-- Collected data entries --
--- begin ---

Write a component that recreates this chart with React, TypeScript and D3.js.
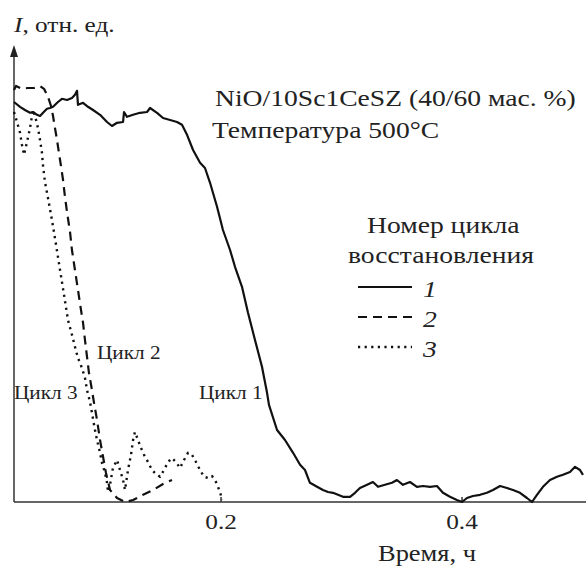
import React, { useEffect, useRef } from 'react';
import * as d3 from 'd3';

const width = 586;
const height = 568;
const font = '"Liberation Serif", "Times New Roman", serif';
const stretch = 'scale(1.15,1)';

// cycle 1 (solid): time, h / intensity, rel. units
const cycle1Time = [
  0.0286, 0.0336, 0.0377, 0.0419, 0.0444, 0.0477, 0.0502, 0.0527, 0.056, 0.0585, 0.061, 0.0651,
  0.0684, 0.0726, 0.0767, 0.0792, 0.0809, 0.0817, 0.0859, 0.09, 0.0942, 0.1, 0.1058, 0.1099,
  0.1141, 0.1191, 0.1199, 0.1224, 0.1274, 0.1332, 0.139, 0.1415, 0.1473, 0.1523, 0.1581, 0.1639,
  0.168, 0.1722, 0.1772, 0.183, 0.1871, 0.1913, 0.1971, 0.202, 0.2079, 0.212, 0.2178, 0.2228,
  0.2286, 0.2344, 0.2386, 0.2402, 0.2469, 0.2535, 0.2602, 0.266, 0.2701, 0.2742, 0.2801, 0.285,
  0.2892, 0.2933, 0.2975, 0.3016, 0.3075, 0.3116, 0.3157, 0.3216, 0.3265, 0.3307, 0.3365, 0.3423,
  0.3464, 0.3514, 0.3572, 0.363, 0.368, 0.3738, 0.3796, 0.3846, 0.3904, 0.3962, 0.4004, 0.4045,
  0.4095, 0.4154, 0.4211, 0.4261, 0.432, 0.4377, 0.4427, 0.4485, 0.4543, 0.4585, 0.4626, 0.4676,
  0.4734, 0.4792, 0.4842, 0.49, 0.4942, 0.4983, 0.5008,
];
const cycle1Int = [
  1.0, 0.988, 0.98, 0.973, 0.975, 0.968, 0.965, 0.973, 0.983, 0.985, 0.988, 1.0,
  1.008, 1.005, 1.01, 1.018, 1.028, 0.993, 0.998, 0.988, 0.98, 0.968, 0.95, 0.94,
  0.948, 0.95, 0.975, 0.963, 0.968, 0.973, 0.975, 0.985, 0.973, 0.96, 0.955, 0.95,
  0.943, 0.918, 0.88, 0.848, 0.835, 0.798, 0.738, 0.68, 0.63, 0.588, 0.538, 0.473,
  0.405, 0.338, 0.273, 0.243, 0.18, 0.155, 0.123, 0.093, 0.08, 0.048, 0.038, 0.03,
  0.025, 0.023, 0.018, 0.013, 0.013, 0.023, 0.035, 0.043, 0.05, 0.038, 0.043, 0.048,
  0.055, 0.043, 0.05, 0.038, 0.04, 0.038, 0.04, 0.023, 0.013, 0.005, 0.0, 0.01,
  0.015, 0.018, 0.023, 0.03, 0.04, 0.035, 0.03, 0.023, 0.01, 0.0, 0.018, 0.038,
  0.055, 0.063, 0.068, 0.075, 0.088, 0.08, 0.068,
];

// cycle 2 (dashed)
const cycle2Time = [
  0.0286, 0.0303, 0.0352, 0.0402, 0.0452, 0.0502, 0.0535, 0.0568, 0.0593, 0.061, 0.0626, 0.0643,
  0.0659, 0.0676, 0.0693, 0.0709, 0.0726, 0.0751, 0.0767, 0.0792, 0.0817, 0.0842, 0.0859, 0.0875,
  0.0892, 0.0908, 0.0933, 0.095, 0.0975, 0.1, 0.1025, 0.1049, 0.1083, 0.1141, 0.1207, 0.1274,
  0.1357, 0.144, 0.1523, 0.1597,
];
const cycle2Int = [
  1.03, 1.04, 1.033, 1.035, 1.035, 1.04, 1.033, 1.013, 0.99, 0.965, 0.935, 0.905,
  0.873, 0.84, 0.805, 0.763, 0.725, 0.675, 0.63, 0.58, 0.53, 0.48, 0.448, 0.405,
  0.363, 0.323, 0.28, 0.248, 0.205, 0.155, 0.113, 0.073, 0.03, 0.01, 0.0, 0.005,
  0.018, 0.03, 0.045, 0.055,
];

// cycle 3 (dotted)
const cycle3Time = [
  0.0286, 0.0311, 0.0336, 0.0352, 0.0369, 0.0394, 0.0419, 0.0444, 0.0469, 0.0485, 0.0502, 0.0518,
  0.0527, 0.0543, 0.0568, 0.0601, 0.0635, 0.0668, 0.0701, 0.0734, 0.0767, 0.0792, 0.0817, 0.085,
  0.0875, 0.0892, 0.0917, 0.0933, 0.0958, 0.0975, 0.1, 0.1016, 0.1041, 0.1058, 0.1066, 0.1083,
  0.1107, 0.1141, 0.1166, 0.1191, 0.1207, 0.1232, 0.1257, 0.1274, 0.129, 0.1315, 0.134, 0.1365,
  0.1398, 0.1431, 0.1464, 0.1498, 0.1531, 0.1564, 0.1597, 0.163, 0.1664, 0.1697, 0.173, 0.1763,
  0.1796, 0.183, 0.1863, 0.1896, 0.1929, 0.1962, 0.1996, 0.2012,
];
const cycle3Int = [
  0.975, 0.95, 0.923, 0.893, 0.868, 0.9, 0.935, 0.98, 0.955, 0.935, 0.905, 0.873,
  0.84, 0.8, 0.76, 0.705, 0.643, 0.58, 0.518, 0.455, 0.418, 0.388, 0.36, 0.335,
  0.31, 0.28, 0.25, 0.223, 0.18, 0.155, 0.123, 0.098, 0.073, 0.048, 0.025, 0.043,
  0.085, 0.105, 0.08, 0.055, 0.03, 0.08, 0.118, 0.155, 0.175, 0.155, 0.135, 0.118,
  0.1, 0.08, 0.07, 0.063, 0.08, 0.1, 0.11, 0.1, 0.085, 0.105, 0.123, 0.118,
  0.1, 0.08, 0.063, 0.06, 0.065, 0.05, 0.025, 0.005,
];

const xTicks = [0.2, 0.4];
const legendNumbers = ['1', '2', '3'];
const seriesDash = ['none', '9,6', '2.2,4.4'];
const cycleLabels = ['Цикл 1', 'Цикл 2', 'Цикл 3'];

const x = d3.scaleLinear().domain([0.0286, 0.5033]).range([14, 586]);
const y = d3.scaleLinear().domain([0, 1]).range([502, 102]);

const zip = (t: number[], v: number[]) => t.map((d, i) => [d, v[i]] as [number, number]);
const series = [zip(cycle1Time, cycle1Int), zip(cycle2Time, cycle2Int), zip(cycle3Time, cycle3Int)];

const line = d3
  .line<[number, number]>()
  .x((d) => x(d[0]))
  .y((d) => y(d[1]));

function Txt({ x0, y0, size, children, italic }: any) {
  return (
    <text
      transform={`translate(${x0},${y0}) ${stretch}`}
      fontSize={size}
      fontFamily={font}
      fontStyle={italic ? 'italic' : 'normal'}
      fill="#222"
    >
      {children}
    </text>
  );
}

export default function App() {
  const axisRef = useRef<SVGGElement>(null);

  useEffect(() => {
    const g = d3.select(axisRef.current);
    g.call(
      d3
        .axisBottom(x)
        .tickValues(xTicks)
        .tickFormat(d3.format('.1f'))
        .tickSizeInner(-5)
        .tickSizeOuter(0)
        .tickPadding(11)
    );
    g.select('.domain').remove();
    g.selectAll('line').attr('stroke', '#333').attr('stroke-width', 1.5);
    g.selectAll('text')
      .attr('font-size', 22)
      .attr('font-family', font)
      .attr('fill', '#222')
      .attr('transform', stretch);
  }, []);

  const y0 = y(0);
  const yTop = y(1.1425);

  return (
    <svg width={width} height={height} style={{ position: 'absolute', left: 0, top: 0, background: '#fff' }}>
      {/* axes */}
      <line x1={x.range()[0]} x2={x.range()[1]} y1={y0} y2={y0} stroke="#333" strokeWidth={1.5} />
      <line x1={14} x2={14} y1={y0} y2={yTop + 10} stroke="#333" strokeWidth={1.5} />
      <path d={`M14,${yTop} L18,${yTop + 12} L10,${yTop + 12} Z`} fill="#222" />
      <g ref={axisRef} transform={`translate(0,${y0})`} />

      {/* curves */}
      {series.map((s, i) => (
        <path
          key={i}
          d={line(s) || ''}
          fill="none"
          stroke="#111"
          strokeWidth={i === 2 ? 2.4 : 2.2}
          strokeDasharray={seriesDash[i]}
          strokeLinejoin="round"
        />
      ))}

      {/* texts */}
      <text transform={`translate(14,32) ${stretch}`} fontSize={22} fontFamily={font} fill="#222">
        <tspan fontStyle="italic">I</tspan>, отн. ед.
      </text>
      <Txt x0={215} y0={106} size={24}>NiO/10Sc1CeSZ (40/60 мас. %)</Txt>
      <Txt x0={212} y0={138} size={24}>Температура 500°C</Txt>
      <Txt x0={367} y0={233} size={24}>Номер цикла</Txt>
      <Txt x0={348} y0={263} size={24}>восстановления</Txt>
      {legendNumbers.map((n, i) => (
        <g key={n}>
          <line
            x1={358}
            x2={412}
            y1={287 + i * 30}
            y2={287 + i * 30}
            stroke="#111"
            strokeWidth={i === 2 ? 2.4 : 2.2}
            strokeDasharray={seriesDash[i]}
          />
          <Txt x0={423} y0={297 + i * 30} size={24} italic>
            {n}
          </Txt>
        </g>
      ))}
      <Txt x0={199} y0={399} size={18.5}>{cycleLabels[0]}</Txt>
      <Txt x0={97} y0={359} size={18.5}>{cycleLabels[1]}</Txt>
      <Txt x0={14} y0={399} size={18.5}>{cycleLabels[2]}</Txt>
      <Txt x0={378} y0={561} size={23}>Время, ч</Txt>
    </svg>
  );
}
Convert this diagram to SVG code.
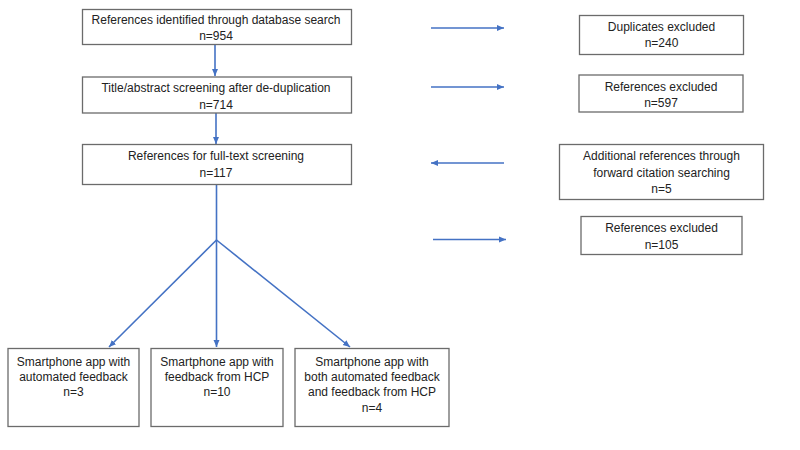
<svg xmlns="http://www.w3.org/2000/svg" width="800" height="450" viewBox="0 0 800 450">
<style>
.box{fill:#fff;stroke:#6b6b6b;stroke-width:1.3}
.t{font-family:"Liberation Sans",Arial,sans-serif;font-size:12px;fill:#222;text-anchor:middle}
.c{stroke:#4472C4;stroke-width:1.6;fill:none}
</style>
<defs>
<marker id="ah" markerUnits="userSpaceOnUse" markerWidth="8" markerHeight="8" viewBox="0 0 8 8" refX="7" refY="4" orient="auto">
<path d="M0,1 L7,4 L0,7 Z" fill="#4472C4"/>
</marker>
</defs>
<rect width="800" height="450" fill="#fff"/>
<g id="connectors">
<line class="c" x1="215" y1="44" x2="215" y2="76" marker-end="url(#ah)"/>
<line class="c" x1="216" y1="113" x2="216" y2="144" marker-end="url(#ah)"/>
<line class="c" x1="216.5" y1="185" x2="216.5" y2="240"/>
<line class="c" x1="216.5" y1="240" x2="109" y2="347" marker-end="url(#ah)"/>
<line class="c" x1="216.5" y1="240" x2="216.5" y2="347" marker-end="url(#ah)"/>
<line class="c" x1="216.5" y1="240" x2="350" y2="347" marker-end="url(#ah)"/>
<line class="c" x1="431" y1="28" x2="504" y2="28" marker-end="url(#ah)"/>
<line class="c" x1="431" y1="87" x2="504" y2="87" marker-end="url(#ah)"/>
<line class="c" x1="504" y1="163" x2="431" y2="163" marker-end="url(#ah)"/>
<line class="c" x1="433" y1="239.5" x2="506" y2="239.5" marker-end="url(#ah)"/>
</g>
<g id="n1"><rect class="box" x="82.5" y="9.5" width="269" height="35"/>
<text class="t" x="216" y="24">References  identified through database search</text>
<text class="t" x="216" y="40">n=954</text></g>
<g id="n2"><rect class="box" x="82.5" y="77" width="269" height="36"/>
<text class="t" x="216" y="92">Title/abstract screening after de-duplication</text>
<text class="t" x="216" y="109">n=714</text></g>
<g id="n3"><rect class="box" x="82.5" y="144.5" width="269" height="40"/>
<text class="t" x="216" y="160">References  for full-text screening</text>
<text class="t" x="216" y="177">n=117</text></g>
<g id="d1"><rect class="box" x="579.5" y="15.5" width="164" height="39"/>
<text class="t" x="661.5" y="31">Duplicates excluded</text>
<text class="t" x="661.5" y="47">n=240</text></g>
<g id="d2"><rect class="box" x="579" y="75" width="164" height="37"/>
<text class="t" x="661" y="91">References  excluded</text>
<text class="t" x="661" y="107">n=597</text></g>
<g id="d3"><rect class="box" x="559.5" y="144.5" width="204" height="55"/>
<text class="t" x="661.5" y="160">Additional references  through</text>
<text class="t" x="661.5" y="176.5">forward citation searching</text>
<text class="t" x="661.5" y="192.5">n=5</text></g>
<g id="d4"><rect class="box" x="581" y="216.5" width="161" height="38"/>
<text class="t" x="661.5" y="232">References  excluded</text>
<text class="t" x="661.5" y="248.5">n=105</text></g>
<g id="b1"><rect class="box" x="8" y="348.5" width="131" height="78"/>
<text class="t" x="73.5" y="366">Smartphone app with</text>
<text class="t" x="73.5" y="381">automated feedback</text>
<text class="t" x="73.5" y="396">n=3</text></g>
<g id="b2"><rect class="box" x="151" y="348.5" width="132" height="78"/>
<text class="t" x="217" y="366">Smartphone app with</text>
<text class="t" x="217" y="381">feedback  from HCP</text>
<text class="t" x="217" y="396">n=10</text></g>
<g id="b3"><rect class="box" x="295" y="348.5" width="154" height="78"/>
<text class="t" x="372" y="366">Smartphone app with</text>
<text class="t" x="372" y="381">both automated feedback</text>
<text class="t" x="372" y="396">and feedback  from HCP</text>
<text class="t" x="372" y="412">n=4</text></g>
</svg>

--- end ---

-- Exercise --
Search the lines for the string "React" and copy every line that has it.

-- Complete answer --
Write a component that recreates this chart with React, TypeScript and D3.js.
import React, { useEffect, useRef } from 'react';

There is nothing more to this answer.